One of the collateral benefits of participating in Strata+Hadoop World is the opportunity to catch up with old colleagues. After one particular session, a group of five got together to talk data science. Two of us were pretty much R guys, two were Python, and the fifth, SAS. Over beers, the topic of favorite supervised learning models came up. Not surprisingly, there was no shortage of opinion on the relative merits of different techniques.
The last to weigh in, I had the benefit of time to put my thoughts together as I listened to the others. Rather than just list my favorites, I thought it best to first identify a few practical criteria I deem important when examining models. Though not intended to be comprehensive, I noted the following as factors I generally consider when choosing model(s) for prediction tasks.
- resources/performance – time and computer
- can handle large N (# of records) and p (# of features)?
- white vs black box – are the models produced interpretable?
- can handle both regression & classification problems?
- ability to penalize/regularize? – avoid the overfitting problem that plagues PM
- can handle curvature/interactions?
- fit with the R environment –
- both formula and matrix interfaces?
- comprehensive model object and accessor functions?
- feature importance function?
- easy-to-use prediction function?
- cross validation functions?
- recognition by caret? – an R package that abstracts and simplifies model building
When finally it was my turn, I identified four models, “lm” from the stats package, and “earth”, “glmnet”, and “randomForest” from packages with the same names. Each of these functions is known to caret.

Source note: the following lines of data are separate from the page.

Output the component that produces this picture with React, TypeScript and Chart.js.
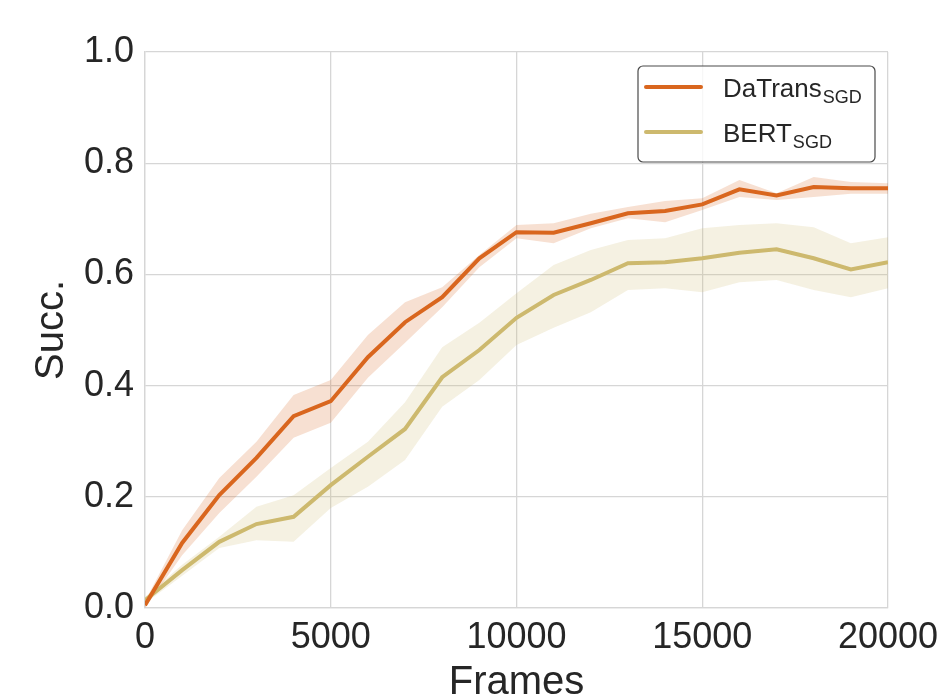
import React, { useEffect, useRef } from "react";
import { Chart, registerables } from "chart.js";

Chart.register(...registerables);

const frames = [0, 1000, 2000, 3000, 4000, 5000, 6000, 7000, 8000, 9000, 10000, 11000, 12000, 13000, 14000, 15000, 16000, 17000, 18000, 19000, 20000];

const datransMean = [0.005, 0.117, 0.203, 0.27, 0.345, 0.372, 0.451, 0.514, 0.559, 0.629, 0.676, 0.675, 0.692, 0.71, 0.714, 0.726, 0.753, 0.742, 0.757, 0.755, 0.755];
const datransUpper = [0.012, 0.14, 0.234, 0.299, 0.383, 0.41, 0.491, 0.55, 0.577, 0.635, 0.689, 0.692, 0.709, 0.721, 0.732, 0.737, 0.77, 0.746, 0.775, 0.766, 0.764];
const datransLower = [0.0, 0.095, 0.171, 0.236, 0.306, 0.333, 0.414, 0.477, 0.541, 0.613, 0.665, 0.656, 0.683, 0.701, 0.694, 0.716, 0.739, 0.734, 0.739, 0.745, 0.745];

const bertMean = [0.014, 0.068, 0.119, 0.151, 0.164, 0.221, 0.272, 0.322, 0.415, 0.464, 0.522, 0.563, 0.59, 0.62, 0.622, 0.629, 0.639, 0.645, 0.629, 0.609, 0.622];
const bertUpper = [0.02, 0.078, 0.128, 0.182, 0.203, 0.252, 0.299, 0.37, 0.469, 0.513, 0.566, 0.617, 0.644, 0.662, 0.665, 0.683, 0.689, 0.692, 0.685, 0.656, 0.667];
const bertLower = [0.008, 0.058, 0.108, 0.122, 0.119, 0.18, 0.218, 0.266, 0.362, 0.41, 0.473, 0.504, 0.532, 0.572, 0.575, 0.568, 0.586, 0.59, 0.572, 0.559, 0.575];

const legendNames = ["DaTrans", "BERT"];
const legendSubs = ["SGD", "SGD"];

const xTicks = [0, 5000, 10000, 15000, 20000];
const yTicks = [0, 0.2, 0.4, 0.6, 0.8, 1.0];

const ORANGE = "rgb(217,102,30)";
const ORANGE_BAND = "rgba(217,102,30,0.2)";
const TAN = "rgb(205,185,110)";
const TAN_BAND = "rgba(205,185,110,0.2)";
const FONT = "'Liberation Sans', Arial, sans-serif";
const TEXT = "#262626";
const GRID = "#d6d6d6";

const pts = (ys: number[]) => frames.map((x, i) => ({ x, y: ys[i] }));

const legendPlugin = {
  id: "subLegend",
  afterDraw(chart: any) {
    const { ctx, chartArea } = chart;
    const w = 237;
    const h = 96;
    const left = chartArea.right - 13 - w;
    const top = chartArea.top + 14;
    ctx.save();
    ctx.beginPath();
    ctx.roundRect(left, top, w, h, 5);
    ctx.fillStyle = "rgba(255,255,255,0.8)";
    ctx.fill();
    ctx.lineWidth = 1.2;
    ctx.strokeStyle = "#4a4a4a";
    ctx.stroke();
    const colors = [ORANGE, TAN];
    legendNames.forEach((name, i) => {
      const ly = top + 21 + i * 45;
      ctx.beginPath();
      ctx.moveTo(left + 8, ly);
      ctx.lineTo(left + 63, ly);
      ctx.lineWidth = 4;
      ctx.lineCap = "round";
      ctx.strokeStyle = colors[i];
      ctx.stroke();
      ctx.fillStyle = TEXT;
      ctx.textBaseline = "alphabetic";
      ctx.textAlign = "left";
      ctx.font = `26px ${FONT}`;
      const tx = left + 85;
      const by = ly + 10;
      ctx.fillText(name, tx, by);
      const tw = ctx.measureText(name).width;
      ctx.font = `18px ${FONT}`;
      ctx.fillText(legendSubs[i], tx + tw + 1, by + 6);
    });
    ctx.restore();
  },
};

export default function App() {
  const ref = useRef<HTMLCanvasElement>(null);
  useEffect(() => {
    document.body.style.margin = "0";
    const canvas = ref.current!;
    const chart = new Chart(canvas, {
      type: "line",
      data: {
        datasets: [
          { label: "DaTrans", data: pts(datransMean), borderColor: ORANGE, borderWidth: 4, pointRadius: 0, fill: false, tension: 0 },
          { label: "BERT", data: pts(bertMean), borderColor: TAN, borderWidth: 4, pointRadius: 0, fill: false, tension: 0 },
          { label: "dt-up", data: pts(datransUpper), borderWidth: 0, pointRadius: 0, backgroundColor: ORANGE_BAND, fill: "+1" },
          { label: "dt-lo", data: pts(datransLower), borderWidth: 0, pointRadius: 0, fill: false },
          { label: "b-up", data: pts(bertUpper), borderWidth: 0, pointRadius: 0, backgroundColor: TAN_BAND, fill: "+1" },
          { label: "b-lo", data: pts(bertLower), borderWidth: 0, pointRadius: 0, fill: false },
        ],
      },
      options: {
        animation: false,
        responsive: false,
        layout: { padding: { top: 52, right: 52, left: 0, bottom: 0 } },
        plugins: { legend: { display: false }, tooltip: { enabled: false } },
        scales: {
          x: {
            type: "linear",
            min: 0,
            max: 20000,
            afterFit: (s: any) => { s.height = 91; s.paddingLeft = 0; s.paddingRight = 0; },
            afterBuildTicks: (s: any) => { s.ticks = xTicks.map((v) => ({ value: v })); },
            ticks: { padding: 8, color: TEXT, font: { family: FONT, size: 36 }, callback: (v: any) => String(v), maxRotation: 0 },
            grid: { color: GRID, lineWidth: 1.3, drawTicks: false },
            border: { display: true, color: GRID, width: 1.3 },
            title: { display: true, text: "Frames", color: TEXT, font: { family: FONT, size: 40 }, padding: { top: 0, bottom: -8 } },
          },
          y: {
            type: "linear",
            min: 0,
            max: 1,
            afterFit: (s: any) => { s.width = 145; s.paddingTop = 0; s.paddingBottom = 0; },
            afterBuildTicks: (s: any) => { s.ticks = yTicks.map((v) => ({ value: v })); },
            ticks: { padding: 11, color: TEXT, font: { family: FONT, size: 36 }, callback: (v: any) => Number(v).toFixed(1) },
            grid: { color: GRID, lineWidth: 1.3, drawTicks: false },
            border: { display: true, color: GRID, width: 1.3 },
            title: { display: true, text: "Succ.", color: TEXT, font: { family: FONT, size: 40 }, padding: { top: 28, bottom: 0 } },
          },
        },
      },
      plugins: [legendPlugin],
    });
    return () => chart.destroy();
  }, []);
  return (
    <div style={{ width: 940, height: 699, background: "#fff" }}>
      <canvas ref={ref} width={940} height={699} style={{ display: "block" }} />
    </div>
  );
}
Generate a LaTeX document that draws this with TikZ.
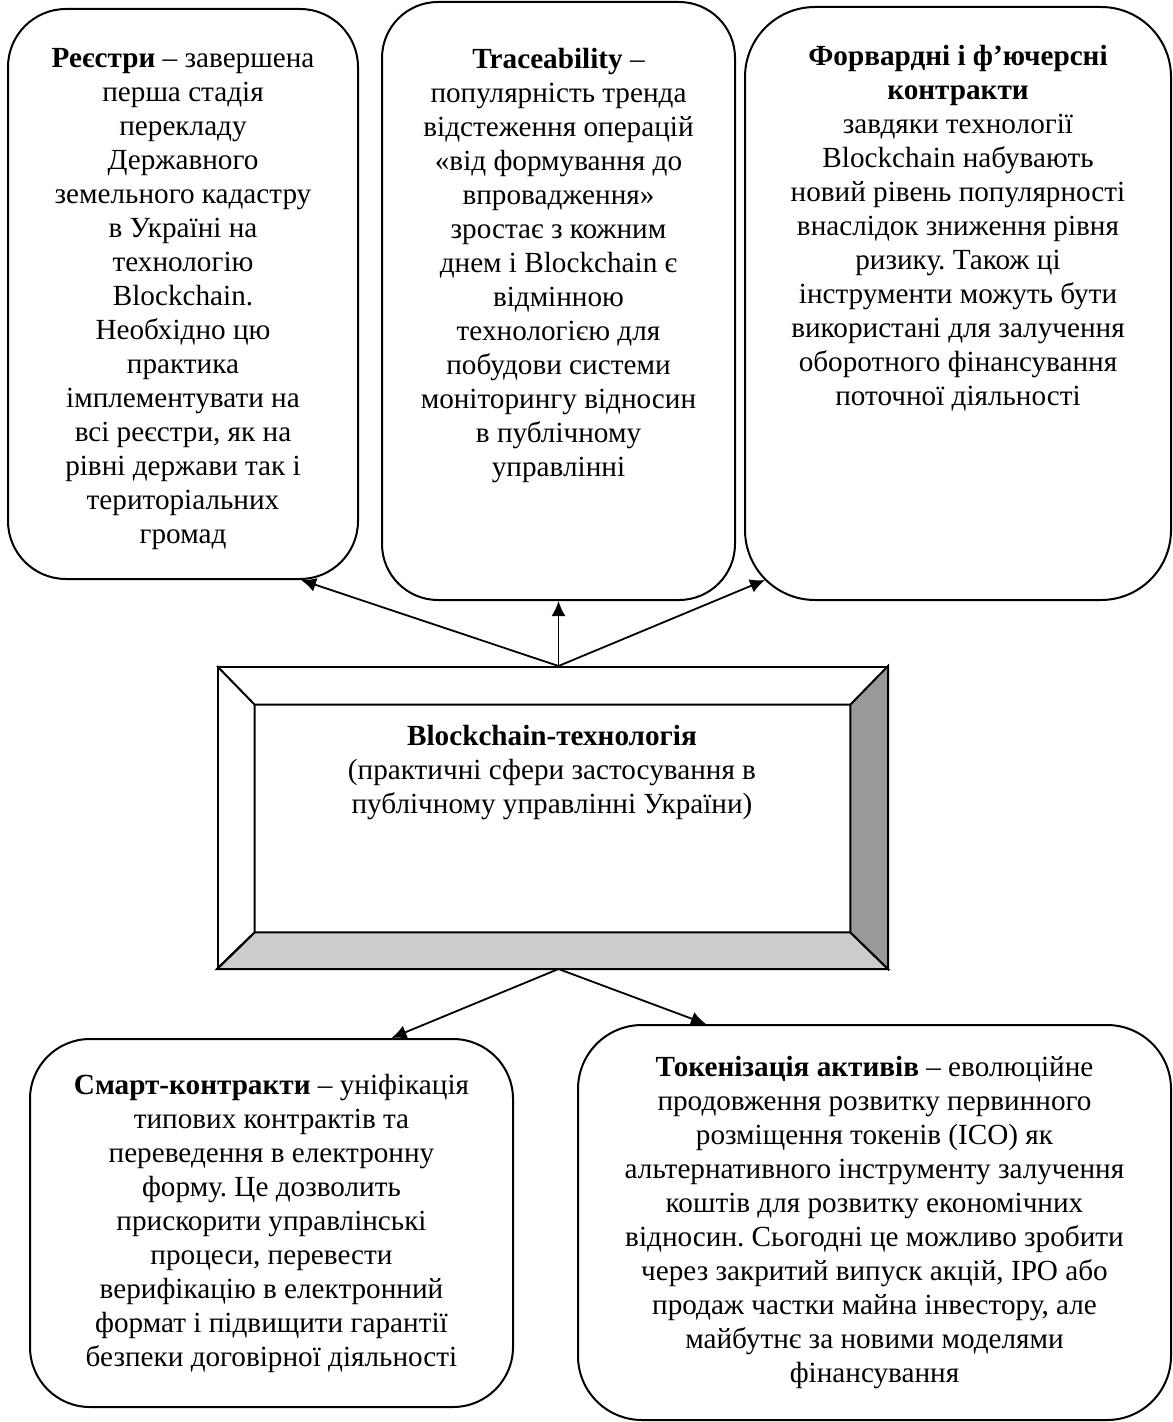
\documentclass[tikz,border=0pt]{standalone}
\usepackage{fontspec}
\setmainfont{Liberation Serif}
\usetikzlibrary{arrows.meta,calc}
\frenchspacing
\definecolor{faceB}{HTML}{CCCCCC}
\definecolor{faceR}{HTML}{999999}
\tikzset{
  panel/.style={draw, line width=1pt, rounded corners=29pt, inner sep=0pt},
  txt/.style={align=center, inner sep=0pt, font=\fontsize{14.6}{17}\selectfont},
  link/.style={line width=0.9pt, -{Latex[length=7.5pt,width=7pt]}},
}
\begin{document}
\begin{tikzpicture}[x=0.5pt,y=-0.5pt]
\useasboundingbox (0,0) rectangle (1172,1422);

% upper row
\node[panel, minimum width=175pt, minimum height=285pt] (reg) at (183,294) {};
\node[panel, minimum width=176.5pt, minimum height=299pt, rounded corners=28pt] (trace) at (558.5,301) {};
\node[panel, minimum width=213pt, minimum height=296.5pt, rounded corners=35pt] (fwd) at (958,303.5) {};

\node[txt, anchor=north] (regtxt) at (183,48) {\textbf{Реєстри} – завершена\\ перша стадія\\ перекладу\\ Державного\\ земельного кадастру\\ в Україні на\\ технологію\\ Blockchain.\\ Необхідно цю\\ практика\\ імплементувати на\\ всі реєстри, як на\\ рівні держави так і\\ територіальних\\ громад};
\node[txt, anchor=north] (tracetxt) at (558.5,48) {\textbf{Traceability} –\\ популярність тренда\\ відстеження операцій\\ «від формування до\\ впровадження»\\ зростає з кожним\\ днем і Blockchain є\\ відмінною\\ технологією для\\ побудови системи\\ моніторингу відносин\\ в публічному\\ управлінні};
\node[txt, anchor=north] (fwdtxt) at (958,45) {\textbf{Форвардні і ф’ючерсні}\\ \textbf{контракти}\\ завдяки технології\\ Blockchain набувають\\ новий рівень популярності\\ внаслідок зниження рівня\\ ризику. Також ці\\ інструменти можуть бути\\ використані для залучення\\ оборотного фінансування\\ поточної діяльності};

% central bevelled frame
\node[draw, line width=1pt, inner sep=0pt, minimum width=334.5pt, minimum height=150.5pt] (core) at (552.5,817.5) {};
\node[inner sep=0pt, minimum width=297.5pt, minimum height=113.5pt] (corein) at (552.5,818.5) {};
\filldraw[line width=1pt, fill=faceB] (core.south west) -- (core.south east) -- (corein.south east) -- (corein.south west) -- cycle;
\filldraw[line width=1pt, fill=faceR] (core.north east) -- (core.south east) -- (corein.south east) -- (corein.north east) -- cycle;
\draw[line width=1pt] (core.north west) -- (corein.north west) -- (corein.north east);
\draw[line width=1pt] (corein.north west) -- (corein.south west) -- (core.south west);
\node[txt, anchor=north] (coretxt) at (552,725) {\textbf{Blockchain-технологія}\\ (практичні сфери застосування в\\ публічному управлінні України)};

% lower row
\node[panel, txt, minimum width=241.5pt, minimum height=184pt, rounded corners=30pt] (smart) at (271.5,1223) {\textbf{Смарт-контракти} – уніфікація\\ типових контрактів та\\ переведення в електронну\\ форму. Це дозволить\\ прискорити управлінські\\ процеси, перевести\\ верифікацію в електронний\\ формат і підвищити гарантії\\ безпеки договірної діяльності};
\node[panel, txt, minimum width=296.5pt, minimum height=197.5pt, rounded corners=32pt] (token) at (874.5,1222.5) {\textbf{Токенізація активів} – еволюційне\\ продовження розвитку первинного\\ розміщення токенів (ICO) як\\ альтернативного інструменту залучення\\ коштів для розвитку економічних\\ відносин. Сьогодні це можливо зробити\\ через закритий випуск акцій, IPO або\\ продаж частки майна інвестору, але\\ майбутнє за новими моделями\\ фінансування};

% arrows
\coordinate (up) at (core.north -| trace.south);
\coordinate (down) at (core.south -| trace.south);
\draw[link] (up) -- ($(reg.south east)+(-58,0)$);
\draw[link] (up) -- (trace.south);
\draw[link] (up) -- ($(fwd.south west)+(21,-21)$);
\draw[link] (down) -- ($(smart.north)+(120,0)$);
\draw[link] (down) -- ($(token.north west)+(129,0)$);
\end{tikzpicture}
\end{document}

lm is R's modeling workhorse, performant and capable, within the memory limits of R, of handling “large” N and middling p. As a statistical regression model, lm's white box, with feature importance indicated by parameter significance levels. I generally use cubic splines functions to represent curvature in lm, while the formula interface accommodates interactions. lm fits into the R programming environment quite well, and has easy to deploy cross validation functions. Alas, lm has limited ability to regularize, and isn't suitable for classification problems, though it's glm cousin is.
earth is R’s adaption of multivariate adaptive regression splines (MARS). It has become my go-to model, seemingly always a capable performer regardless of the challenge I throw at it. earth performs quite well, though is a bit more resource consuming than lm. It can accommodate both regression and classification challenges, automatically handles non-linearity with splines, has built-in cross-validation functions, and can penalize to avoid overfitting. Over the years, I've successfully deployed earth for regression, classification and time series forecasting problems.
I was first exposed to glmnet a few years ago at a statistical learning seminar taught by package co-authors Trevor Hastie and Rob Tibshirani. glmnet covers most of my evaluation bases, as the vignettte introduction attests: “glmnet is a package that fits a generalized linear model via penalized maximum likelihood. The regularization path is computed for the lasso or elasticnet penalty at a grid of values for the regularization parameter lambda. The algorithm is extremely fast, and can exploit sparsity in the input matrix. It fits linear, logistic and multinomial, poisson, and Cox regression models. A variety of predictions can be made from the fitted models. It can also fit multi-response linear regression.” Sensitive to the problem of overfitting, I'm ok with the lack of formula interface, and am now turning to glmnet increasingly.
randomForest is R's implementation of Breiman’s computationally-intensive algorithm that incorporates bootstrap aggregation of regression trees. It satisfies all my criteria except resources/performance, where it lags the choices above. Though randomForest is thus consigned to small N problems for me, it's prediction performance is always near the top of the list.
Interestingly, each of the other discussants' choices overlapped mine to some degree, providing at least partial affirmation of my picks. For R DS'ers, the good news as well as the bad is that there are so many competing models from which to choose.